Catalysts: Eurozone industrial data, US Jobless Claims, BoJ commentary, and global equity sentiment.

 

 

NZD/USD Forecast

Current Price and Context

NZD/USD is trading above 0.6000, gaining modest traction as the US Dollar remains under pressure ahead of the Initial Jobless Claims report. The Kiwi benefits from improved risk sentiment and rising demand for higher-yielding assets amid a subdued greenback. Markets are closely watching US labor data and Fed commentary for further direction, while New Zealand’s economic calendar remains light.

Key Drivers

Geopolitical Risks: Tariff-related fears have shifted market flows toward safe-haven and commodity-linked currencies, supporting NZD in a mixed-risk environment.

US Economic Data: US Initial Jobless Claims is the key short-term catalyst. Weak numbers could fuel more downside for USD, aiding NZD upside.

FOMC Outcome: Traders expect the Fed to maintain a cautious tone, reinforcing expectations of future rate cuts — which erodes USD support.

Trade Policy: US tariff threats raise global trade anxiety, but also provide relative support to currencies like NZD, which are less directly impacted.

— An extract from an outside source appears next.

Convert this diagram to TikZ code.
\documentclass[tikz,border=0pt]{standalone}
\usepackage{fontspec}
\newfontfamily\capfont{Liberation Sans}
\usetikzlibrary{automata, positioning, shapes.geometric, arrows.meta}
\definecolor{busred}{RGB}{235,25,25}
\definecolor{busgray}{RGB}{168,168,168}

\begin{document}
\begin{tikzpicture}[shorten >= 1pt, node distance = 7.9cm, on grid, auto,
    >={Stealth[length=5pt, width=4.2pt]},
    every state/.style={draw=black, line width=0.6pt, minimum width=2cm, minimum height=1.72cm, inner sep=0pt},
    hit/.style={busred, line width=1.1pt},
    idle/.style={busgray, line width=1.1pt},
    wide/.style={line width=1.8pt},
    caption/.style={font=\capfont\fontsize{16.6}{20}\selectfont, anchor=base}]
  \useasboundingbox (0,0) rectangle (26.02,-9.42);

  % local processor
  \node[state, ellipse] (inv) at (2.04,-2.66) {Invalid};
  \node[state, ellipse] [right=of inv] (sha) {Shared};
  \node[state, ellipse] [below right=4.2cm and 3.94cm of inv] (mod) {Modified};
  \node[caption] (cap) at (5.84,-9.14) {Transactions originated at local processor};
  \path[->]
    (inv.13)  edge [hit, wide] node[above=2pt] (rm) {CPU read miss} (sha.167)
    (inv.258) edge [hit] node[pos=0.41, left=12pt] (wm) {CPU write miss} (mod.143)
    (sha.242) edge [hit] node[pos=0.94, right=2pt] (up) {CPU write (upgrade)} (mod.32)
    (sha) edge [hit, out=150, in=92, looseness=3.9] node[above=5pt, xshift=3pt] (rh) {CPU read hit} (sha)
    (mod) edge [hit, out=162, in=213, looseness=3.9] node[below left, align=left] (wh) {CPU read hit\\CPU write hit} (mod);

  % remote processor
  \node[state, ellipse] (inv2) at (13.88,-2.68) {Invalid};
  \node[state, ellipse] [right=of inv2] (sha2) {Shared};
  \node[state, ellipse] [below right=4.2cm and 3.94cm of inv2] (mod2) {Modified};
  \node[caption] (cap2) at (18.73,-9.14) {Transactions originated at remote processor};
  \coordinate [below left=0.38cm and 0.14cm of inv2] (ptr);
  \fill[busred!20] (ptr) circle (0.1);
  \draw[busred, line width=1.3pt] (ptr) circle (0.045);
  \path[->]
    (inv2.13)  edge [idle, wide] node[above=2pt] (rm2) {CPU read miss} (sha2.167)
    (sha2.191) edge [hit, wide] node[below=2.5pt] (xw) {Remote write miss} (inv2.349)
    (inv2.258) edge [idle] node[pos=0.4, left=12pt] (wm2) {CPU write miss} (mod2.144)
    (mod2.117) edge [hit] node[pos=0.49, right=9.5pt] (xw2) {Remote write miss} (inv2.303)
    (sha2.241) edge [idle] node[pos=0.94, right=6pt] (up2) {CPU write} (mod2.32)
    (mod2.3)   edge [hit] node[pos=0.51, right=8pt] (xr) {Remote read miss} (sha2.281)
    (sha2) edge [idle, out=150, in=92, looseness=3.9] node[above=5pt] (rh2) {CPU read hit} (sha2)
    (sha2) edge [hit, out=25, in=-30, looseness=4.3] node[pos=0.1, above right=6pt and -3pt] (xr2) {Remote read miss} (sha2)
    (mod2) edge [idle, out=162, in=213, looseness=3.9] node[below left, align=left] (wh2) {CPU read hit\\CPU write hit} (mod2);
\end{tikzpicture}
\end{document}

Monetary Policy: The RBNZ remains on hold. Policy stability, combined with a softening USD, supports the pair above 0.6000.

Technical Outlook

Trend: Bullish short-term breakout above psychological 0.6000.

Resistance: 0.6035, then 0.6060 and 0.6100.

Support: 0.5980, followed by 0.5955 and 0.5920.

Forecast: NZD/USD may target 0.6060 if USD weakness continues. A sustained break below 0.5980 could delay further upside.

Sentiment and Catalysts

Market Sentiment: Cautiously bullish. Traders favor commodity FX in the current macro setup while USD remains under pressure.

Catalysts: US Jobless Claims, Fed speakers, China trade data, and global equities performance.

 

 

Wrap-up

July 10 saw Silver take center stage, surging on a renewed bid for safety while the US Dollar softened amid trade and inflation concerns. Commodity currencies like AUD and NZD climbed, supported by dollar weakness and risk-sensitive flows. The Japanese Yen’s brief strength faded as markets recalibrated BoJ expectations, while EUR/JPY’s retreat reflected broader cooling in sentiment. With risk flows in motion and jobless claims data ahead, traders remain focused on global uncertainty and shifting central bank expectations.